While there are dozens of crowdfunding platforms out there, doing no due diligence at all or just focusing just on the loan collateral values, Crowdestate has believed that good investment opportunities can be identified only via comprehensive due diligence and analysis process.

Our thinking and opportunity selection process is outlined below:

  • Our starting point is always focused on the Sponsor of the investment opportunity to verify his clean background, track record and the project team. However good the investment opportunity itself might be, an untrustworthy Sponsor, the lack of a competent team or track record could totally ruin it. Weak result of Sponsor’s qualitative analysis is always resulting in rejection of the investment opportunity without proceeding into other areas of due diligence.
  • If the investment opportunity passes the Sponsor analysis phase, our next focus area is the investment opportunity’s product and location analysis. The aim of this analysis stage is to understand the project and its key selling arguments, as well as evaluate the investment opportunity’s location and its fit with the planned product. The key items covered in the product analysis would be the gross buildable and net sellable area, number and sizes of the future units, parking facilities, key pricing indicators (average prices, unit prices, key pricing ratios) and key sales arguments.

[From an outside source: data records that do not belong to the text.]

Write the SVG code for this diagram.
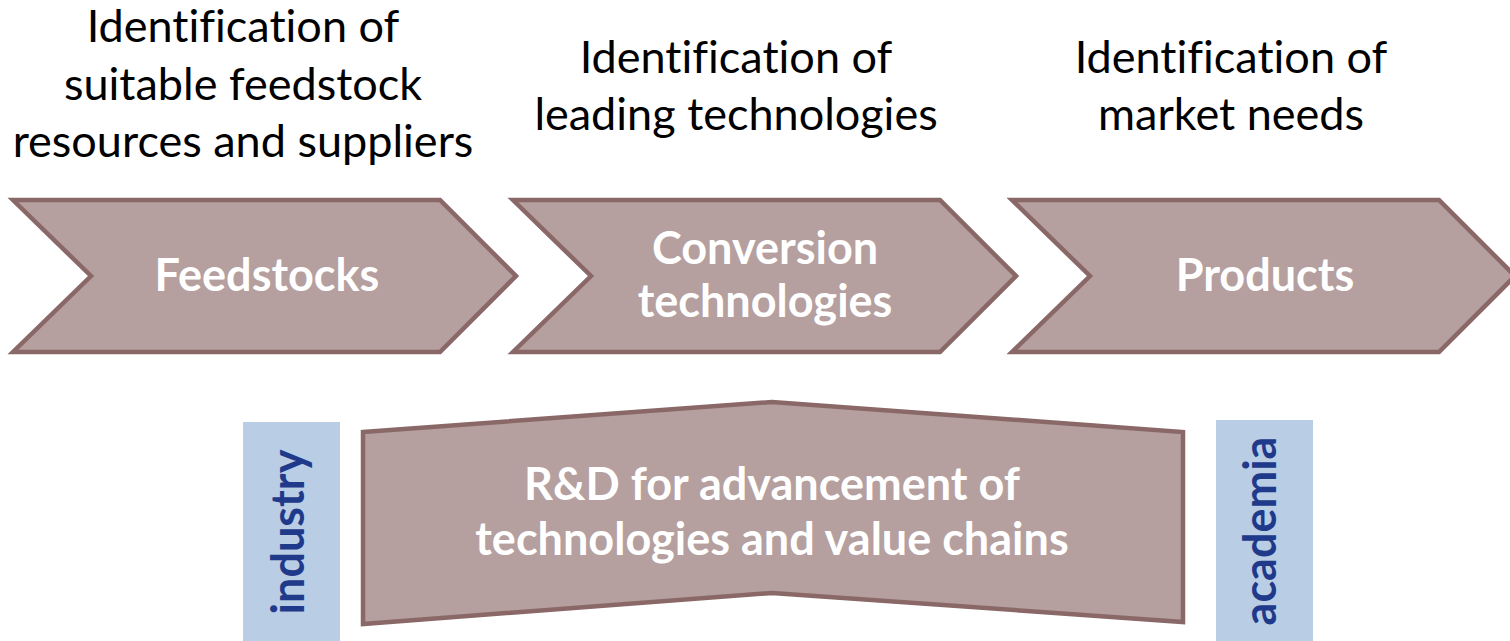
<svg xmlns="http://www.w3.org/2000/svg" width="1510" height="641" viewBox="0 0 1510 641">
  <style>
    text { font-variant-ligatures: none; font-feature-settings: "liga" 0; }
    .chev { fill: #b59f9f; stroke: #8a6868; stroke-width: 4.5; stroke-linejoin: miter; }
    .head { font-family: Lato, "Liberation Sans", sans-serif; font-size: 45px; fill: #000; text-anchor: middle; }
    .lbl { font-family: Lato, "Liberation Sans", sans-serif; font-weight: bold; font-size: 45px; fill: #fff; text-anchor: middle; }
    .side { fill: #b9cde5; }
    .sidetxt { font-family: Lato, "Liberation Sans", sans-serif; font-weight: bold; font-size: 45px; fill: #1f3a8a; text-anchor: middle; }
  </style>
  <rect width="1510" height="641" fill="#ffffff"/>

  <!-- headings above the value chain -->
  <g id="heading-feedstocks">
    <text class="head" x="243" y="42">Identification of</text>
    <text class="head" x="243" y="100">suitable feedstock</text>
    <text class="head" x="243" y="157">resources and suppliers</text>
  </g>
  <g id="heading-technologies">
    <text class="head" x="736" y="73">Identification of</text>
    <text class="head" x="736" y="130">leading technologies</text>
  </g>
  <g id="heading-market">
    <text class="head" x="1231" y="73">Identification of</text>
    <text class="head" x="1231" y="130">market needs</text>
  </g>

  <!-- value chain chevrons -->
  <g id="feedstocks">
    <polygon class="chev" points="13,200 440,200 516,276 440,352 13,352 91,276"/>
    <text class="lbl" x="267" y="291">Feedstocks</text>
  </g>
  <g id="conversion">
    <polygon class="chev" points="513,200 940,200 1016,276 940,352 513,352 591,276"/>
    <text class="lbl" x="765" y="264">Conversion</text>
    <text class="lbl" x="765" y="317">technologies</text>
  </g>
  <g id="products">
    <polygon class="chev" points="1012,200 1439,200 1515,276 1439,352 1012,352 1090,276"/>
    <text class="lbl" x="1265" y="291">Products</text>
  </g>

  <!-- side partners -->
  <g id="industry">
    <rect class="side" x="243" y="422" width="97" height="225"/>
    <text class="sidetxt" transform="translate(304,532) rotate(-90)">industry</text>
  </g>
  <g id="academia">
    <rect class="side" x="1216" y="420" width="97" height="225"/>
    <text class="sidetxt" transform="translate(1276,531) rotate(-90)">academia</text>
  </g>

  <!-- R&D base -->
  <g id="rnd">
    <polygon class="chev" points="363,432 772,402 1183,432 1183,622 772,593 363,624"/>
    <text class="lbl" x="772" y="500">R&amp;D for advancement of</text>
    <text class="lbl" x="772" y="555">technologies and value chains</text>
  </g>

  <g id="connectors"/>
</svg>
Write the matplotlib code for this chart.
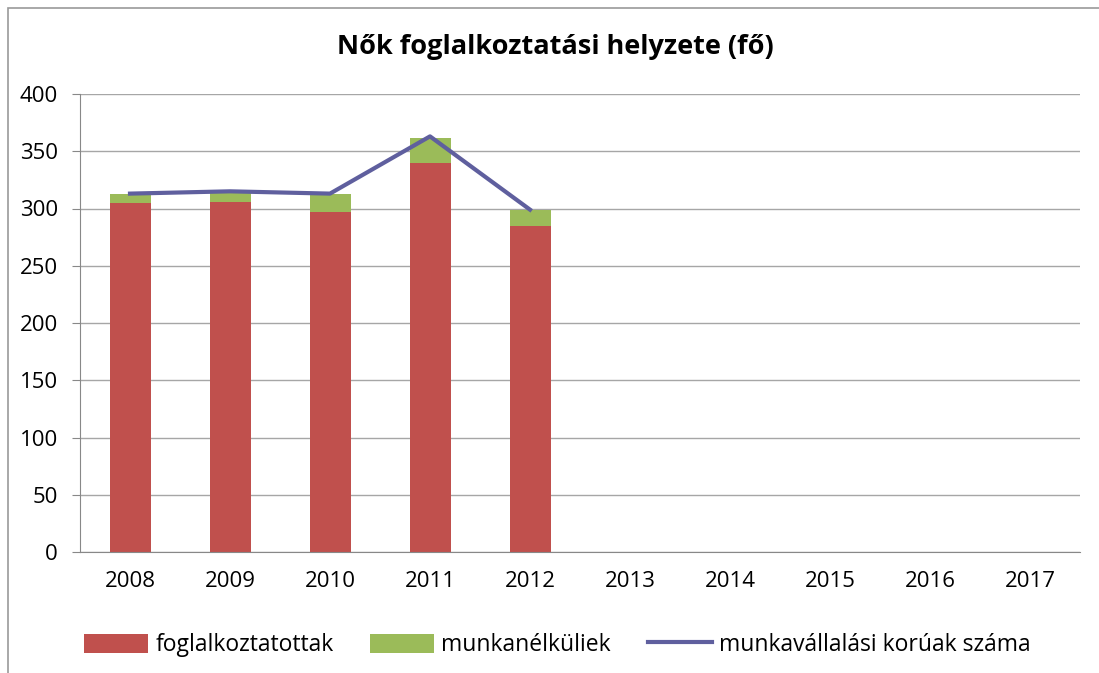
import matplotlib.pyplot as plt
import numpy as np

years = ['2008', '2009', '2010', '2011', '2012', '2013', '2014', '2015', '2016', '2017']
employed = [305, 306, 297, 340, 285]
unemployed = [8, 9, 16, 22, 14]
working_age = [313, 315, 313, 363, 299]

plt.rcParams['font.family'] = ['Open Sans', 'DejaVu Sans']

fig = plt.figure(figsize=(10.99, 6.73), dpi=100)
ax = fig.add_axes([80 / 1099, 1 - 552 / 673, 1000 / 1099, 458 / 673])

x = np.arange(len(years))
n = len(employed)
b1 = ax.bar(x[:n], employed, width=0.41, color='#c0504d', zorder=2)
b2 = ax.bar(x[:n], unemployed, width=0.41, bottom=employed, color='#9bbb59', zorder=2)
ln, = ax.plot(x[:n], working_age, color='#5f5f9e', linewidth=3, zorder=3)

ax.set_xlim(-0.5, len(years) - 0.5)
ax.set_ylim(0, 400)
ax.set_yticks(range(0, 401, 50))
ax.set_xticks(x)
ax.set_xticklabels(years)
ax.yaxis.grid(True, color='#a6a6a6', linewidth=1)
ax.set_axisbelow(True)
for s in ['top', 'right']:
    ax.spines[s].set_visible(False)
ax.spines['left'].set_color('#888888')
ax.spines['bottom'].set_color('#888888')
ax.tick_params(axis='x', length=0, pad=14, labelsize=16)
ax.tick_params(axis='y', length=6, direction='out', color='#888888', pad=10, labelsize=16)

fig.text(0.505, 1 - 47 / 673, 'Nők foglalkoztatási helyzete (fő)', ha='center', va='center',
         fontsize=19.5, fontweight='bold')

fig.legend([b1, b2, ln], ['foglalkoztatottak', 'munkanélküliek', 'munkavállalási korúak száma'],
           loc='center', bbox_to_anchor=(0.507, 1 - 645 / 673), ncol=3, frameon=False,
           fontsize=16.5, handlelength=2.8, handleheight=0.9, columnspacing=1.6, handletextpad=0.3)

border = plt.Rectangle((8 / 1099, -0.01), 1.0, 1 - 8 / 673 + 0.01, transform=fig.transFigure,
                       fill=False, edgecolor='#999999', linewidth=1.2)
fig.add_artist(border)

plt.savefig('out.png', dpi=100)
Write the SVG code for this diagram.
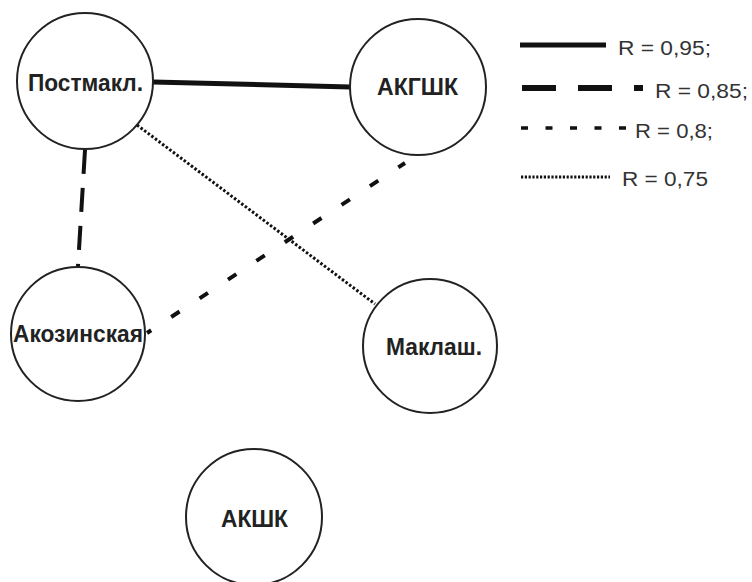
<svg xmlns="http://www.w3.org/2000/svg" width="752" height="582" viewBox="0 0 752 582">
<style>
.node circle{fill:#fff;stroke:#222;stroke-width:2}
.node text{font-family:"Liberation Sans",Arial,sans-serif;font-weight:bold;font-size:23px;fill:#222;text-anchor:middle}
.leg{font-family:"Liberation Sans",Arial,sans-serif;font-size:20.5px;fill:#333}
.c{fill:none;stroke:#111}
</style>
<rect width="752" height="582" fill="#fff"/>
<g id="connectors">
<line class="c" x1="153" y1="82" x2="350" y2="87" stroke-width="5"/>
<line class="c" x1="85" y1="150" x2="78" y2="266" stroke-width="4" stroke-dasharray="24 14"/>
<line class="c" x1="147" y1="333" x2="405" y2="163" stroke-width="4" stroke-dasharray="10 24" stroke-dashoffset="5"/>
<line class="c" x1="137" y1="125" x2="375" y2="304" stroke-width="3" stroke-dasharray="2.5 2"/>
</g>
<g id="node-postmakl" class="node"><circle cx="85" cy="81" r="68"/><text x="85.5" y="91" textLength="115" lengthAdjust="spacingAndGlyphs">Постмакл.</text></g>
<g id="node-akgshk" class="node"><circle cx="418" cy="87" r="68"/><text x="417.5" y="95" textLength="81" lengthAdjust="spacingAndGlyphs">АКГШК</text></g>
<g id="node-akozinskaya" class="node"><circle cx="78" cy="334" r="67"/><text x="78" y="342" textLength="130" lengthAdjust="spacingAndGlyphs">Акозинская</text></g>
<g id="node-maklash" class="node"><circle cx="430" cy="346" r="67"/><text x="434" y="355" textLength="96" lengthAdjust="spacingAndGlyphs">Маклаш.</text></g>
<g id="node-akshk" class="node"><circle cx="254" cy="517" r="68"/><text x="254.5" y="527" textLength="67" lengthAdjust="spacingAndGlyphs">АКШК</text></g>
<g id="legend">
<line class="c" x1="520" y1="45" x2="606" y2="45" stroke-width="5"/>
<text class="leg" x="618" y="55" textLength="93" lengthAdjust="spacingAndGlyphs">R = 0,95;</text>
<line class="c" x1="522" y1="88" x2="643" y2="88" stroke-width="6" stroke-dasharray="34 22"/>
<text class="leg" x="655" y="98" textLength="93" lengthAdjust="spacingAndGlyphs">R = 0,85;</text>
<line class="c" x1="521" y1="128" x2="626" y2="128" stroke-width="3.5" stroke-dasharray="7 17.5"/>
<text class="leg" x="635" y="138" textLength="78" lengthAdjust="spacingAndGlyphs">R = 0,8;</text>
<line class="c" x1="521" y1="177" x2="610" y2="177" stroke-width="2.8" stroke-dasharray="2.2 1.6"/>
<text class="leg" x="622" y="186" textLength="86" lengthAdjust="spacingAndGlyphs">R = 0,75</text>
</g>
</svg>
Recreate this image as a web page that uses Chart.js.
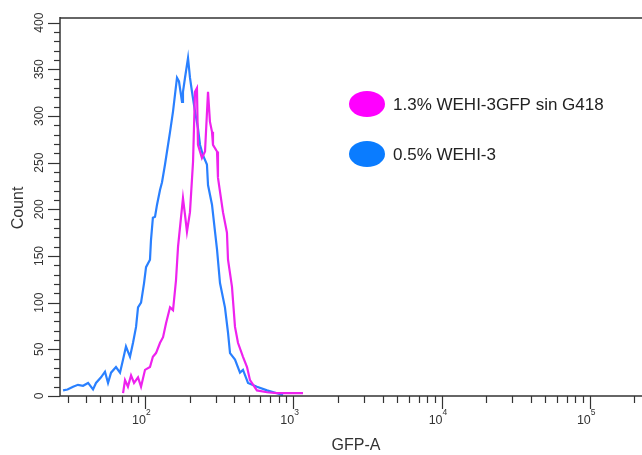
<!DOCTYPE html>
<html>
<head>
<meta charset="utf-8">
<script src="https://cdn.jsdelivr.net/npm/chart.js@4/dist/chart.umd.min.js"></script>
<style>
    html, body { margin: 0; padding: 0; background: #fff; }
</style>
</head>
<body>
<canvas id="histo" width="642" height="455"></canvas>
<script>
// GFP-A histogram, two overlaid samples
const seriesLabels = ['1.3% WEHI-3GFP sin G418', '0.5% WEHI-3'];

const blueX = [28, 30, 32.7, 35.3, 38.2, 41.3, 44.6, 46.7, 50.5, 53.7, 56.3, 59, 63.7, 67.8, 71.1, 74.4, 79.2, 83, 87, 89.7,
    94, 98.5, 101.6, 108, 109.7, 113, 116.8, 120.5, 126.3, 130.2, 136.4, 147.5, 154.5, 159.3, 164.3, 169.5, 177.6, 180.3,
    186.1, 195, 201, 207.4, 217.3, 227.6, 235, 246, 261.6, 266, 283, 296.5, 305.9, 320.4, 346, 362.9, 374.4, 404.5, 437,
    458, 495, 568.8, 665, 776, 852];
const blueY = [6, 7, 10, 12, 11, 14, 7, 14, 20, 26, 14, 25, 31, 25, 39, 53, 42, 57, 74, 95,
    100, 121, 138, 146, 167, 191, 192, 205, 221, 229, 248, 283, 305, 323, 341, 337, 315, 326,
    341, 362, 341, 326, 305, 287, 269, 258, 248, 226, 205, 176, 157, 121, 95, 68, 46, 39, 25,
    28, 14, 10, 6, 3, 1];

const magX = [71.1, 73.3, 76.7, 80.5, 84.3, 89.7, 94, 100, 108, 113, 118.6, 126.3, 132.3, 138.6, 147.5, 154.5, 161.8, 167,
    180.3, 186.1, 191.8, 201, 210.8, 217.3, 224, 227.6, 242, 253.9, 266, 274, 283, 287.4, 305.9, 310.5, 320.4, 335.6,
    357, 362.9, 386, 391.9, 404.5, 423.6, 458, 487.5, 510.5, 568.8, 665, 776, 907, 1059, 1163];
const magY = [3, 17, 10, 22, 14, 20, 10, 28, 31, 42, 46, 57, 63, 78, 95, 92, 124, 160,
    212, 194, 176, 197, 251, 326, 330, 269, 255, 262, 326, 294, 283, 269, 262, 234, 219, 197,
    175, 146, 117, 103, 74, 57, 42, 31, 17, 6, 4, 3, 3, 3, 3];

const seriesColors = ['#ee22ee', '#2a80ff'];
const legendColors = ['#ff00ff', '#0a7cff'];

const yTickLabels = [0, 50, 100, 150, 200, 250, 300, 350, 400];
const decadeExps = [2, 3, 4, 5];

const toPoints = (xs, ys) => xs.map((v, i) => ({ x: v, y: ys[i] }));

const axesPlugin = {
    id: 'facsAxes',
    afterDatasetsDraw(chart) {
        const { ctx, chartArea: a, scales: { x, y } } = chart;
        const line = (x1, y1, x2, y2) => { ctx.beginPath(); ctx.moveTo(x1, y1); ctx.lineTo(x2, y2); ctx.stroke(); };
        ctx.save();

        // frame
        ctx.strokeStyle = '#666';
        ctx.lineWidth = 2;
        line(a.left, a.top, a.right, a.top);
        ctx.strokeStyle = '#333';
        ctx.lineWidth = 1.5;
        line(a.left, a.top - 1, a.left, a.bottom);
        line(a.left, a.bottom, a.right, a.bottom);

        // y ticks, minor every 10
        ctx.lineWidth = 1.2;
        for (let v = 0; v <= 400; v += 10) {
            const py = Math.round(y.getPixelForValue(v)) + 0.5;
            const len = v % 50 === 0 ? 12 : 6;
            line(a.left - len, py, a.left, py);
        }
        ctx.fillStyle = '#333';
        ctx.font = '12px "Liberation Sans", Arial, sans-serif';
        ctx.textAlign = 'center';
        ctx.textBaseline = 'middle';
        yTickLabels.forEach(v => {
            ctx.save();
            ctx.translate(40, y.getPixelForValue(v));
            ctx.rotate(-Math.PI / 2);
            ctx.fillText(String(v), 0, 0);
            ctx.restore();
        });

        // x ticks (log)
        for (let e = 1; e <= 5; e++) {
            for (let m = 1; m <= 9; m++) {
                const v = m * Math.pow(10, e);
                if (v < x.min || v > x.max) continue;
                const px = Math.round(x.getPixelForValue(v)) + 0.5;
                line(px, a.bottom, px, a.bottom + (m === 1 ? 13 : 7));
            }
        }
        decadeExps.forEach(e => {
            const px = x.getPixelForValue(Math.pow(10, e));
            ctx.font = '12.5px "Liberation Sans", Arial, sans-serif';
            ctx.textAlign = 'right';
            ctx.fillText('10', px + 1, 421);
            ctx.font = '8.5px "Liberation Sans", Arial, sans-serif';
            ctx.textAlign = 'left';
            ctx.fillText(String(e), px + 1, 413);
        });

        // axis titles
        ctx.fillStyle = '#333';
        ctx.font = '16px "Liberation Sans", Arial, sans-serif';
        ctx.textAlign = 'center';
        ctx.fillText('GFP-A', 356, 446);
        ctx.save();
        ctx.translate(19, 208);
        ctx.rotate(-Math.PI / 2);
        ctx.fillText('Count', 0, 0);
        ctx.restore();

        // legend
        const rows = [104, 154];
        seriesLabels.forEach((lab, i) => {
            ctx.fillStyle = legendColors[i];
            ctx.beginPath();
            ctx.ellipse(367, rows[i], 18, 13, 0, 0, Math.PI * 2);
            ctx.fill();
            ctx.fillStyle = '#222';
            ctx.font = '17px "Liberation Sans", Arial, sans-serif';
            ctx.textAlign = 'left';
            ctx.fillText(lab, 393, rows[i] + 1);
        });
        ctx.restore();
    }
};

new Chart(document.getElementById('histo').getContext('2d'), {
    type: 'line',
    data: {
        datasets: [
            { label: seriesLabels[0], data: toPoints(magX, magY), borderColor: seriesColors[0], borderWidth: 2.2 },
            { label: seriesLabels[1], data: toPoints(blueX, blueY), borderColor: seriesColors[1], borderWidth: 2.2 }
        ]
    },
    options: {
        responsive: false,
        animation: false,
        layout: { padding: { left: 60, top: 18, right: 0, bottom: 59 } },
        elements: { point: { radius: 0 }, line: { tension: 0 } },
        scales: {
            x: { type: 'logarithmic', min: 26.7, max: 225000, display: false },
            y: { type: 'linear', min: 0, max: 405, display: false }
        },
        plugins: { legend: { display: false }, tooltip: { enabled: false } }
    },
    plugins: [axesPlugin]
});
</script>
</body>
</html>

The location analysis provides answers to questions related to the property itself and the attractiveness of its location. We start from a high-level view, looking at the whole region, then zooming in to the city and then on a district level, paying attention to the current and future infrastructure and then forming a subjective conclusion on the attractiveness of the location. 
  • The third focus area is the market fit, which focuses on the product and its current and future-fit to the market. Competitive analysis monitors the current and future known competitors in the specific segment. The aim of our market and competitive analysis is to determine if there is and/or could be adequate demand for the project at the projected price level. This stage takes a look at different market statistics and trends, including macroeconomic indicators and population change trends, ending up with the identification and analysis of different direct competition.
  • The fourth analysis area is the investment opportunities’ financial and cash flow analysis, which allows us to understand the investment’s capital structure and its financial feasibility. One of Crowdestate’s core beliefs is that all projects should be capable of generating enough cash to repay the attracted capital and investors returns without the need to rely on the forced liquidation of the collateral. Financial and cash flow analysis results in a comprehensive cash flow plan complemented by a set of business and risk ratios.
  • We believe a proper capital structure is the foundation of any real estate project, and that the Sponsor should have significant skin in the game. Inability to demonstrate the required level of Sponsor’s own equity results in immediate disqualification.
  • The last step in the process is to determine the availability of collaterals that would secure Crowdestate’s investors’ investments. Typical collateral is a 1st or 2nd lien mortgage established on the property, but we all other collaterals (such as personal guarantees, mortgages on other properties, share pledges etc) are welcome.

After completing our due diligence, we are able to evaluate the overall risk/return profile of the project and establish the justified expected rate of return that the investors would expect from investing into this investment opportunity.

The summary of our due diligence results, detailed cash flow projections, property evaluation documents etc are published next to the investment opportunity so any investors looking to dig into details, is able to do that.

b.  Deposits and withdrawals

In the age of digitalisation, anything less than 24/7 access and instant payment execution capability is a sign of something not designed or executed right. As an investor, you would like to see your payment is credited to your investment account as soon as it arrives at the crowdfunding platform operator’s client account, and you would expect that you can withdraw your investment account’s cash balance any time and without any delays.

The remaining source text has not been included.